Take a deeper look at China's energy policies
China is keen to decrease its greenhouse gas emissions and clean up its economy, but don't expect the country to simply stop using coal. The government's plan is to decrease coal's share of total energy use from 68.4% in 2011 to 65% in 2017. Considering China's high growth rate, the number of tonnes of coal consumed can grow even while it becomes a lower percentage of total energy use.

Still, not all miners are created equally
While Peabody has hope, Arch Coal (NYSE: ACI) is a different story.

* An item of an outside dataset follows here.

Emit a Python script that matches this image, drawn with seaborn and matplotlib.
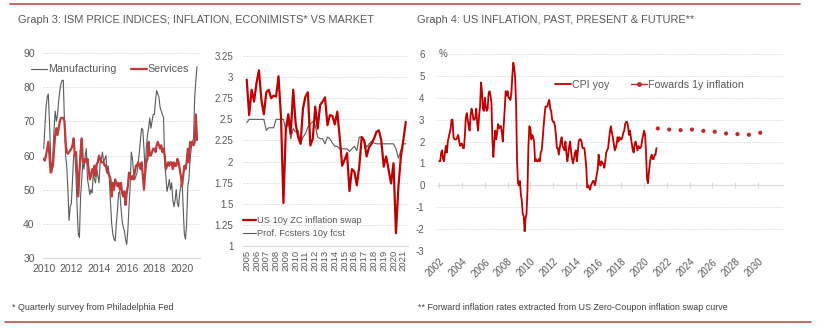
import numpy as np
import pandas as pd
import matplotlib
matplotlib.use("Agg")
import matplotlib.pyplot as plt
from matplotlib.lines import Line2D
import seaborn as sns

# ---------------- data ----------------
# ISM price indices, monthly Jan 2010 .. Feb 2021
ism_manufacturing = [
    62, 68, 74, 77, 78, 70, 60, 55, 60, 68, 73, 70,
    72, 76, 79, 81, 82, 82, 70, 60, 57, 50, 41, 45,
    46, 53, 60, 61, 54, 45, 37, 36, 48, 53, 58, 56,
    60, 62, 53, 51, 48.5, 50, 49, 55, 53, 52, 56, 54,
    52, 58, 59, 61, 58, 59, 60, 55, 57, 53, 46, 40,
    37, 35.5, 35, 40, 44, 49, 49.5, 45, 41, 39, 38, 35.5,
    34, 38, 45, 51, 61, 59, 55, 53, 54, 55, 58, 61,
    65, 68, 67.5, 62, 55, 62, 66, 68, 71, 68, 70, 72,
    72, 76, 79, 78, 77, 74, 73, 72, 71, 58, 54, 49.5,
    51, 53, 50, 52, 47, 45, 47, 50, 46, 45, 49, 51,
    53, 45, 37, 35.5, 40, 51, 53, 59, 62, 64, 65, 77,
    82, 86,
]
ism_services = [
    59, 58.5, 60, 62, 64, 60, 55, 56, 57, 62, 66, 68,
    66, 68, 70, 71, 71, 71, 70, 64, 61, 60.5, 61, 61.5,
    62, 63, 65, 60, 61, 55, 48, 55, 61, 65, 58, 58,
    59, 58, 59, 56, 53, 54, 56, 55, 57, 54, 57.5, 58,
    60, 59, 58, 58, 58, 57, 57, 55, 55, 54, 53, 48,
    52, 50, 53, 52, 51, 52, 50, 52, 49, 48, 49.5, 45.5,
    49, 51, 55, 54, 53, 54, 53, 55, 57, 57, 58, 57,
    56, 58, 54, 50, 55, 58, 59, 64, 60, 60, 61, 62,
    62, 61, 63, 64, 63, 62, 63, 61, 62, 60, 56, 57,
    58, 57, 58, 58, 56, 58, 57, 57, 59, 58, 56, 54,
    51, 54, 57, 56, 58, 62, 58, 64, 63, 64, 63, 64,
    72, 64.5,
]

# US 10y zero-coupon inflation swap and professional forecasters, quarterly 2005Q1 ..
swap_10y = [
    2.97, 2.55, 2.85, 2.71, 2.93, 3.08, 2.73, 2.56, 2.82, 2.85, 2.75, 2.78,
    2.77, 3.01, 2.53, 1.51, 2.39, 2.56, 2.33, 2.85, 2.45, 2.29, 2.21, 2.63,
    2.77, 2.82, 2.19, 2.27, 2.65, 2.39, 2.67, 2.71, 2.76, 2.43, 2.55, 2.54,
    2.44, 2.59, 2.29, 1.95, 2.02, 2.10, 1.65, 1.91, 1.88, 1.72, 1.94, 2.29,
    2.25, 2.06, 2.17, 2.21, 2.27, 2.35, 2.37, 2.25, 1.94, 2.06, 1.90, 1.74,
    1.98, 1.15, 1.70, 2.06, 2.25, 2.47,
]
prof_fcst_10y = [
    2.46, 2.50, 2.50, 2.50, 2.50, 2.50, 2.50, 2.50, 2.37, 2.40, 2.40, 2.40,
    2.50, 2.50, 2.50, 2.50, 2.37, 2.47, 2.27, 2.39, 2.35, 2.37, 2.21, 2.29,
    2.33, 2.41, 2.45, 2.47, 2.43, 2.29, 2.27, 2.27, 2.21, 2.29, 2.27, 2.22,
    2.18, 2.18, 2.15, 2.15, 2.15, 2.15, 2.12, 2.15, 2.18, 2.13, 2.29, 2.29,
    2.25, 2.17, 2.21, 2.24, 2.22, 2.21, 2.21, 2.21, 2.21, 2.21, 2.21, 2.21,
    2.21, 2.15, 2.04, 2.13, 2.21, 2.21,
]

# US CPI year-on-year, monthly Jan 2002 .. Feb 2021
cpi_yoy = [
    1.1, 1.1, 1.5, 1.6, 1.2, 1.1, 1.5, 1.8, 1.5, 2.0, 2.2, 2.4,
    2.6, 3.0, 3.0, 2.2, 2.1, 2.1, 2.1, 2.2, 2.3, 2.0, 1.8, 1.9,
    1.9, 1.7, 1.7, 2.3, 3.1, 3.3, 3.0, 2.7, 2.5, 3.2, 3.5, 3.3,
    3.0, 3.0, 3.1, 3.5, 2.8, 2.5, 3.2, 3.6, 4.7, 4.3, 3.5, 3.4,
    4.0, 3.6, 3.4, 3.5, 4.2, 4.3, 4.1, 3.8, 2.1, 1.3, 2.0, 2.5,
    2.1, 2.4, 2.8, 2.6, 2.7, 2.7, 2.4, 2.0, 2.8, 3.5, 4.3, 4.1,
    4.3, 4.0, 4.0, 3.9, 4.2, 5.0, 5.6, 5.4, 4.9, 3.7, 1.1, 0.1,
    0.0, 0.2, -0.4, -0.7, -1.3, -1.4, -2.1, -1.5, -1.3, -0.2, 1.8, 2.7,
    2.6, 2.1, 2.3, 2.2, 2.0, 1.1, 1.2, 1.1, 1.1, 1.2, 1.1, 1.5,
    1.6, 2.1, 2.7, 3.2, 3.6, 3.6, 3.6, 3.8, 3.9, 3.5, 3.4, 3.0,
    2.9, 2.9, 2.7, 2.3, 1.7, 1.7, 1.4, 1.7, 2.0, 2.2, 1.8, 1.7,
    1.6, 2.0, 1.5, 1.1, 1.4, 1.8, 2.0, 1.5, 1.2, 1.0, 1.2, 1.5,
    1.6, 1.1, 1.5, 2.0, 2.1, 2.1, 2.0, 1.7, 1.7, 1.7, 1.3, 0.8,
    -0.1, 0.0, -0.1, -0.2, 0.0, 0.1, 0.2, 0.2, 0.0, 0.2, 0.5, 0.7,
    1.4, 1.0, 0.9, 1.1, 1.0, 1.0, 0.8, 1.1, 1.5, 1.6, 1.7, 2.1,
    2.5, 2.7, 2.4, 2.2, 1.9, 1.6, 1.7, 1.9, 2.2, 2.0, 2.2, 2.1,
    2.1, 2.2, 2.4, 2.5, 2.8, 2.9, 2.9, 2.7, 2.3, 2.5, 2.2, 1.9,
    1.6, 1.5, 1.9, 2.0, 1.8, 1.6, 1.8, 1.7, 1.7, 1.8, 2.1, 2.3,
    2.5, 2.3, 1.5, 0.3, 0.1, 0.6, 1.0, 1.3, 1.4, 1.2, 1.2, 1.4,
    1.4, 1.7,
]

# Forward 1y inflation from the zero-coupon swap curve
forward_years = [2021, 2022, 2023, 2024, 2025, 2026, 2027, 2028, 2029, 2030]
forward_1y = [2.60, 2.55, 2.52, 2.55, 2.49, 2.45, 2.37, 2.34, 2.31, 2.40]

ism_ticks = [2010, 2012, 2014, 2016, 2018, 2020]
swap_ticks = list(range(2005, 2022))
cpi_ticks = list(range(2002, 2031, 2))

# ---------------- frames ----------------
ism_df = pd.DataFrame({
    "year": 2010 + np.arange(len(ism_manufacturing)) / 12,
    "Manufacturing": ism_manufacturing,
    "Services": ism_services,
})
swap_df = pd.DataFrame({
    "year": 2005 + np.arange(len(swap_10y)) * 0.25,
    "swap": swap_10y,
    "prof": prof_fcst_10y,
})
cpi_df = pd.DataFrame({
    "year": 2002 + np.arange(len(cpi_yoy)) / 12,
    "cpi": cpi_yoy,
})
fwd_df = pd.DataFrame({"year": np.array(forward_years) + 0.2, "fwd": forward_1y})

# ---------------- style ----------------
sns.set_theme(style="white")
plt.rcParams["font.family"] = ["Liberation Sans", "DejaVu Sans"]
TXT = "#595959"
GRID = "#d9d9d9"
DARK_RED = "#c00000"
SERV_RED = "#c0393b"
GREY = "#595959"
plt.rcParams.update({
    "text.color": TXT,
    "axes.labelcolor": TXT,
    "xtick.color": TXT,
    "ytick.color": TXT,
})

W, H = 821, 329
fig = plt.figure(figsize=(W / 100, H / 100), dpi=100)


def px_axes(left, top, right, bottom):
    return fig.add_axes([left / W, 1 - bottom / H, (right - left) / W, (bottom - top) / H])


def style_axes(ax, yticks, ylabels, fs=7):
    for s in ["left", "right", "top"]:
        ax.spines[s].set_visible(False)
    ax.spines["bottom"].set_color(GRID)
    ax.spines["bottom"].set_linewidth(0.8)
    ax.set_yticks(yticks)
    ax.set_yticklabels(ylabels, fontsize=fs)
    ax.yaxis.grid(True, color=GRID, linestyle=(0, (1.5, 1.5)), linewidth=0.7)
    ax.xaxis.grid(False)
    ax.tick_params(axis="both", length=0, pad=4)
    ax.set_xlabel("")
    ax.set_ylabel("")


# ---------------- Graph 3, left: ISM prices ----------------
ax1 = px_axes(43, 53, 200, 258)
sns.lineplot(data=ism_df, x="year", y="Manufacturing", ax=ax1, color=GREY, linewidth=0.8)
sns.lineplot(data=ism_df, x="year", y="Services", ax=ax1, color=SERV_RED, linewidth=1.6)
ax1.set_xlim(2009.95, 2021.3)
ax1.set_ylim(30, 90)
style_axes(ax1, range(30, 91, 10), [str(v) for v in range(30, 91, 10)], fs=7.5)
ax1.set_xticks(ism_ticks)
ax1.set_xticklabels([str(t) for t in ism_ticks], fontsize=7.5)
ax1.tick_params(axis="x", pad=4.5)
ax1.tick_params(axis="y", pad=6)
h1 = [Line2D([], [], color=GREY, lw=0.8), Line2D([], [], color=SERV_RED, lw=1.6)]
ax1.legend(h1, ["Manufacturing", "Services"], loc="center left",
           bbox_to_anchor=(-0.075, 0.92), ncol=2, frameon=False, fontsize=7.7,
           handlelength=1.5, handletextpad=0.1, columnspacing=1.3, borderpad=0,
           borderaxespad=0)

# ---------------- Graph 3, right: swaps vs forecasters ----------------
ax2 = px_axes(243, 56, 408, 246)
sns.lineplot(data=swap_df, x="year", y="prof", ax=ax2, color=GREY, linewidth=0.8)
sns.lineplot(data=swap_df, x="year", y="swap", ax=ax2, color=DARK_RED, linewidth=1.6)
ax2.set_xlim(2004.62, 2021.48)
ax2.set_ylim(1, 3.25)
yt2 = [1, 1.25, 1.5, 1.75, 2, 2.25, 2.5, 2.75, 3, 3.25]
style_axes(ax2, yt2, [f"{v:g}" for v in yt2], fs=7)
ax2.set_xticks(swap_ticks)
ax2.set_xticklabels([str(t) for t in swap_ticks], rotation=90, fontsize=6.8)
ax2.tick_params(axis="x", pad=3)
ax2.tick_params(axis="y", pad=7)
h2 = [Line2D([], [], color=DARK_RED, lw=1.6), Line2D([], [], color=GREY, lw=0.8)]
ax2.legend(h2, ["US 10y ZC inflation swap", "Prof. Fcsters 10y fcst"], loc="center left",
           bbox_to_anchor=(0.0, 0.1), frameon=False, fontsize=6.7, handlelength=1.4,
           handletextpad=0.15, labelspacing=0.4, borderpad=0, borderaxespad=0)

# ---------------- Graph 4: CPI and forwards ----------------
ax3 = px_axes(437, 54, 783, 251)
sns.lineplot(data=cpi_df, x="year", y="cpi", ax=ax3, color=DARK_RED, linewidth=1.3)
sns.scatterplot(data=fwd_df, x="year", y="fwd", ax=ax3, color="#c0282d", s=9,
                edgecolor="none")
ax3.set_xlim(2001.8, 2032.2)
ax3.set_ylim(-3, 6)
style_axes(ax3, range(-3, 7), [str(v) for v in range(-3, 7)], fs=7)
ax3.spines["bottom"].set_visible(False)
ax3.set_xticks(cpi_ticks)
ax3.set_xticklabels([str(t) for t in cpi_ticks], rotation=45, ha="right",
                    rotation_mode="anchor", fontsize=7)
ax3.tick_params(axis="x", pad=4)
ax3.tick_params(axis="y", pad=9)
# zero line carrying small year ticks
zero_ax = ax3.secondary_xaxis(3 / 9)
zero_ax.spines["bottom"].set_color(GRID)
zero_ax.spines["bottom"].set_linewidth(0.8)
zero_ax.set_xticks(cpi_ticks)
zero_ax.tick_params(axis="x", direction="inout", length=4, width=0.8, color=GRID,
                    labelbottom=False, labeltop=False)
ax3.text(0.005, 1.0, "%", transform=ax3.transAxes, fontsize=7, va="center", ha="left")
h3 = [Line2D([], [], color=DARK_RED, lw=1.3),
      Line2D([], [], color="#c0282d", lw=1.0, marker="o", markersize=2.5)]
ax3.legend(h3, ["CPI yoy", "Fowards 1y inflation"], loc="center left",
           bbox_to_anchor=(0.34, 0.843), ncol=2, frameon=False, fontsize=7.7,
           handlelength=1.5, handletextpad=0.1, columnspacing=2.0, borderpad=0,
           borderaxespad=0)

# ---------------- titles, footnotes, rules ----------------
fig.text(18 / W, 1 - 20 / H, "Graph 3: ISM PRICE INDICES; INFLATION, ECONIMISTS* VS MARKET",
         fontsize=7.9, va="center", ha="left", color=TXT)
fig.text(417 / W, 1 - 20 / H, "Graph 4: US INFLATION, PAST, PRESENT & FUTURE**",
         fontsize=7.9, va="center", ha="left", color=TXT)
fig.text(12 / W, 1 - 308 / H, "* Quarterly survey from Philadelphia Fed",
         fontsize=6.4, va="center", ha="left", color="#404040",
         family=["Liberation Sans Narrow", "Liberation Sans"])
fig.text(418 / W, 1 - 308 / H,
         "** Forward inflation rates extracted from US Zero-Coupon inflation swap curve",
         fontsize=6.4, va="center", ha="left", color="#404040",
         family=["Liberation Sans Narrow", "Liberation Sans"])
fig.add_artist(Line2D([10 / W, 800 / W], [1 - 4 / H, 1 - 4 / H], color="#c0504d", lw=1.2))
fig.add_artist(Line2D([5 / W, 811 / W], [1 - 322 / H, 1 - 322 / H], color="#c0504d", lw=1.2))

fig.savefig("out.png", dpi=100)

The company is laden with debt, and its total debt-to-equity ratio is already at 1.97. Also, unlike Peabody, Arch Coal has no mines in Australia. Instead, it has many mines in America's expensive Appalachian region. While Peabody's earnings before interest, taxes, deductions and amortization, or EBTIDA, grew from Q1 2013 to Q3 2013, Arch Coal's EBITDA fell in the same time frame. 

Arch Coal has expensive American mines and too much debt to be buying assets overseas. With few growth prospects and falling profit, it is best to stay away from this company.

Alpha Natural Resources (NYSE: ANR) is a big metallurgical coal producer, but thermal coal still has a big impact on the firm's bottom line. In 2012 metallurgical coal was only 44% of its revenue. Alpha Natural Resources' advantage can be found in its ports on the East Coast, which give it strong export capacity, but its thermal operations in the Eastern U.S. expose it to strong margin pressures and falling customer demand. 

Unlike Peabody, Alpha Natural Resources does not have significant resources in Australia. Its profit is constrained and analysts expect the company to post losses in 2013 and 2014. Alpha's low total debt-to-equity ratio of 0.77 means that the company has a low chance of going bankrupt, but still has significant losses ahead.

While Peabody decided to buy Asian assets to deal with the falling U.S. market, CONSOL Energy (CNX 0.42%) took a different path. It recently sold all five of its longwall coal mines in West Virginia for $3.5 billion, though it is retaining coal mines in other areas. With an estimated natural gas production growth rate of 30% in 2015 and 2016, CONSOL Energy is turning itself into a natural gas E&P. With its low total debt to equity ratio of 0.83, this firm is one of the best positioned coal and natural gas producers in the Eastern U.S.

The Foolish bottom line
Peabody's latest earnings show how the company is shooting for long-term profitability by selling off low-quality assets. CONSOL Energy has a similar strategy, though it is pushing its capital into natural gas. Alpha Natural Resources' and Arch Coal's recent losses are signs that both companies are stuck with high cost mines and a grim future.